A Taste of Flava|End of Week Reflection

A Taste of FlavaSaturday Reflection

Yesterday felt like one of those days that quietly tells you life is shifting.

The drive into work started with snow falling across the city. Seattle was wrapped in that quiet kind of morning where the streets look softer and everything moves a little slower. I drove in watching the flakes land on the road, thinking about the day ahead and how different things have felt lately.

When I got to work, I saw all the work grandkids — the younger staff moving through the clinic with their energy and their laughter. They always make me smile. There’s something about watching the next generation learning their way through life and work that reminds me how long I’ve been walking my own path.

Buying Starbucks for my work grandkids was my way of saying, “I see you.” In my spirit, it felt like a quiet handoff. Not a final goodbye, because I may still go in from time to time, but it was my way of saying the clinics are yours now. You will figure it out, and our supervisor will too. Grandma doesn’t have to stand in the middle of it anymore.

My appointment with the doctor ended up being more meaningful than I expected. Sometimes conversations like that bring clarity.

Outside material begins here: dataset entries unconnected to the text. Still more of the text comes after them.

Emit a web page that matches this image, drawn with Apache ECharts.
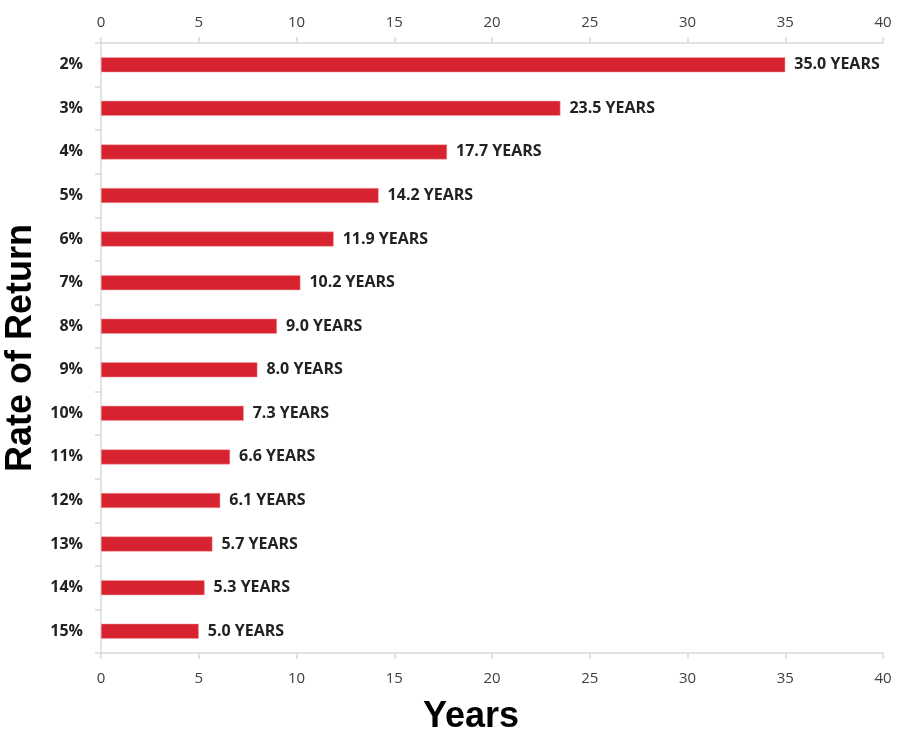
<!DOCTYPE html>
<html><head><meta charset="utf-8">
<script src="https://cdn.jsdelivr.net/npm/echarts@6/dist/echarts.min.js"></script>
<style>html,body{margin:0;padding:0;background:#fff}#c{width:897px;height:730px}</style>
</head><body><div id="c"></div>
<script>
var categories = ['2%','3%','4%','5%','6%','7%','8%','9%','10%','11%','12%','13%','14%','15%'];
var years = [35.0,23.5,17.7,14.2,11.9,10.2,9.0,8.0,7.3,6.6,6.1,5.7,5.3,5.0];
var xTicks = {min:0, max:40, interval:5};

var chart = echarts.init(document.getElementById('c'));
var axisCommon = {
  type:'value', min:xTicks.min, max:xTicks.max, interval:xTicks.interval,
  axisLine:{show:true, lineStyle:{color:'#d9d9d9', width:1.5}},
  axisTick:{show:true, length:6, lineStyle:{color:'#d9d9d9', width:1.5}},
  splitLine:{show:false},
  axisLabel:{color:'#404040', fontFamily:'Open Sans', fontSize:15}
};
chart.setOption({
  animation:false,
  grid:{left:101, right:14, top:43, bottom:77, containLabel:false, outerBoundsMode:'none'},
  xAxis:[
    Object.assign({}, axisCommon, {position:'top', axisLabel:Object.assign({}, axisCommon.axisLabel, {margin:13})}),
    Object.assign({}, axisCommon, {position:'bottom', axisLabel:Object.assign({}, axisCommon.axisLabel, {margin:18}),
      name:'Years', nameLocation:'middle', nameGap:46,
      nameTextStyle:{fontFamily:'Liberation Sans', fontWeight:'bold', fontSize:36, color:'#000', padding:[0,42,0,0]}})
  ],
  yAxis:{
    type:'category', data:categories, inverse:true,
    axisLine:{show:true, lineStyle:{color:'#d9d9d9', width:1.5}},
    axisTick:{show:true, length:6, lineStyle:{color:'#d9d9d9', width:1.5}},
    axisLabel:{color:'#222', fontFamily:'Open Sans', fontWeight:'bold', fontSize:16, margin:18},
    name:'Rate of Return', nameLocation:'middle', nameGap:59, nameRotate:90,
    nameTextStyle:{fontFamily:'Liberation Sans', fontWeight:'bold', fontSize:36, color:'#000'}
  },
  series:[{
    type:'bar', data:years, xAxisIndex:0, barWidth:15,
    itemStyle:{color:'#d7222f', borderColor:'#f0a0a5', borderWidth:0.5},
    label:{show:true, position:'right', distance:9, color:'#222', fontFamily:'Open Sans', fontWeight:'bold', fontSize:16,
      formatter:function(p){return p.value.toFixed(1)+' YEARS';}}
  }]
});
</script></body></html>
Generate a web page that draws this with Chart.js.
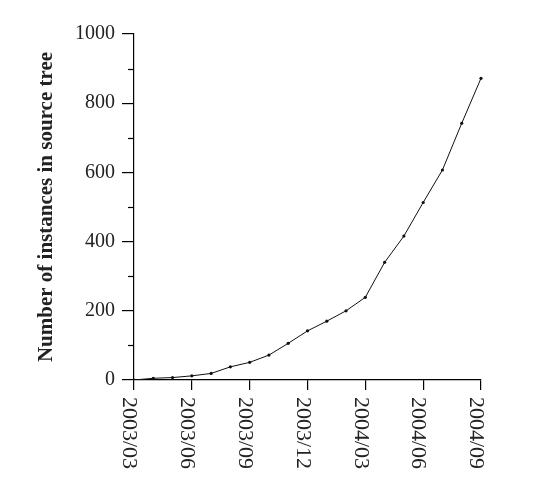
<!DOCTYPE html>
<html>
<head>
<meta charset="UTF-8">
<title>instances</title>
<script src="https://cdn.jsdelivr.net/npm/chart.js@4.4.1/dist/chart.umd.min.js"></script>
<style>
  body { margin: 0; background: #fff; }
  #wrap { width: 560px; height: 491px; }
</style>
</head>
<body>
<div id="wrap"><canvas id="myChart"></canvas></div>

<script>
  // monthly counts
  let months = ["2003/03","2003/04","2003/05","2003/06","2003/07","2003/08","2003/09",
                "2003/10","2003/11","2003/12","2004/01","2004/02","2004/03",
                "2004/04","2004/05","2004/06","2004/07","2004/08","2004/09"];
  let instances = [0, 5, 7, 12, 19, 38, 51, 72, 106, 142, 170, 200, 239,
                   340, 416, 513, 607, 742, 872];
  let yTicks = [0, 200, 400, 600, 800, 1000];
  let yMinor = [100, 300, 500, 700, 900];

  let serif = "'Liberation Serif', 'DejaVu Serif', serif";

  // x labels read top to bottom, and short minor ticks on y
  let axisExtras = {
    id: "axisExtras",
    afterDraw(chart) {
      let ctx = chart.ctx;
      let xs = chart.scales.x;
      let ys = chart.scales.y;
      ctx.save();
      ctx.fillStyle = "#222";
      ctx.font = "22px " + serif;
      ctx.textAlign = "left";
      ctx.textBaseline = "middle";
      for (let i = 0; i < months.length; i += 3) {
        let x = xs.getPixelForValue(i);
        ctx.save();
        ctx.translate(x - 5, xs.top + 17);
        ctx.rotate(Math.PI / 2);
        ctx.fillText(months[i], 0, 0);
        ctx.restore();
      }
      ctx.strokeStyle = "#000";
      ctx.lineWidth = 1.2;
      for (let v of yMinor) {
        let y = Math.round(ys.getPixelForValue(v)) + 0.5;
        ctx.beginPath();
        ctx.moveTo(ys.right - 6, y);
        ctx.lineTo(ys.right, y);
        ctx.stroke();
      }
      ctx.restore();
    }
  };

  new Chart("myChart", {
    type: "line",
    data: {
      labels: months,
      datasets: [{
        data: instances,
        borderColor: "#111",
        borderWidth: 1,
        backgroundColor: "#111",
        pointRadius: 1.6,
        pointBorderWidth: 0,
        tension: 0
      }]
    },
    options: {
      responsive: true,
      maintainAspectRatio: false,
      animation: false,
      layout: { padding: { left: 28, top: 34, right: 79, bottom: 0 } },
      plugins: { legend: { display: false }, tooltip: { enabled: false } },
      scales: {
        x: {
          type: "category",
          offset: false,
          afterFit(scale) { scale.height = 111; },
          border: { display: true, color: "#000", width: 1.2 },
          grid: {
            drawOnChartArea: false,
            tickLength: 10,
            lineWidth: 1.2,
            color: (c) => (c.index % 3 === 0 ? "#000" : "rgba(0,0,0,0)")
          },
          ticks: { display: false, autoSkip: false }
        },
        y: {
          min: 0,
          max: 1000,
          afterFit(scale) { scale.width = 106; },
          afterBuildTicks(scale) { scale.ticks = yTicks.map(v => ({ value: v })); },
          border: { display: true, color: "#000", width: 1.2 },
          grid: { drawOnChartArea: false, tickLength: 12, lineWidth: 1.2, color: "#000" },
          ticks: {
            padding: 7,
            color: "#222",
            font: { family: serif, size: 20 },
            callback: (v) => String(v)
          },
          title: {
            display: true,
            text: "Number of instances in source tree",
            color: "#222",
            padding: { top: 6, bottom: 4 },
            font: { family: serif, size: 21, weight: "bold" }
          }
        }
      }
    },
    plugins: [axisExtras]
  });
</script>
</body>
</html>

It gave me the moment I needed to say something out loud that had been quietly forming in my mind.

I asked to work from home.

The response from my doctor and from my supervisor was supportive in a way that meant more than they probably realized. After everything my body has been through, after all the years I’ve shown up in person for patients, coworkers, and the clinic itself, hearing support for this change felt like permission to move into a different season.

Removing myself from being a daily physical presence in the clinic feels… freeing.

Not because I don’t care.
But because I finally understand that caring for others also means caring for myself.

The snow never really stopped in the city while I was there. It fell steadily all day. But the drive home felt even heavier, the flakes bigger and thicker, covering everything as evening settled in.

By the time I got home, my body knew it had done enough. I rested downstairs for a while, letting the quiet of the house settle around me. When it was time to go upstairs, I’ll be honest — those stairs were hard last night. Every step reminded me that healing is still happening.

This morning I woke up slowly. The house was cold. My body felt tired and achy. I slept later than usual, and when I finally opened my eyes, I could feel the exhaustion sitting in both my muscles and my mind.

But underneath all of that… there is peace.

Because even with the tiredness, I know something important:

I’m okay.

And more than that, I’m stepping into a new chapter of my life — one where I can still serve, still show up, still do meaningful work… just in a way that honors my body and the life I’m living today.

Sometimes change doesn’t arrive loudly.

Sometimes it falls quietly like snow, covering the ground overnight until you wake up and realize the landscape has changed.

Today feels a little like that.

And I’m ready to see where this new path leads.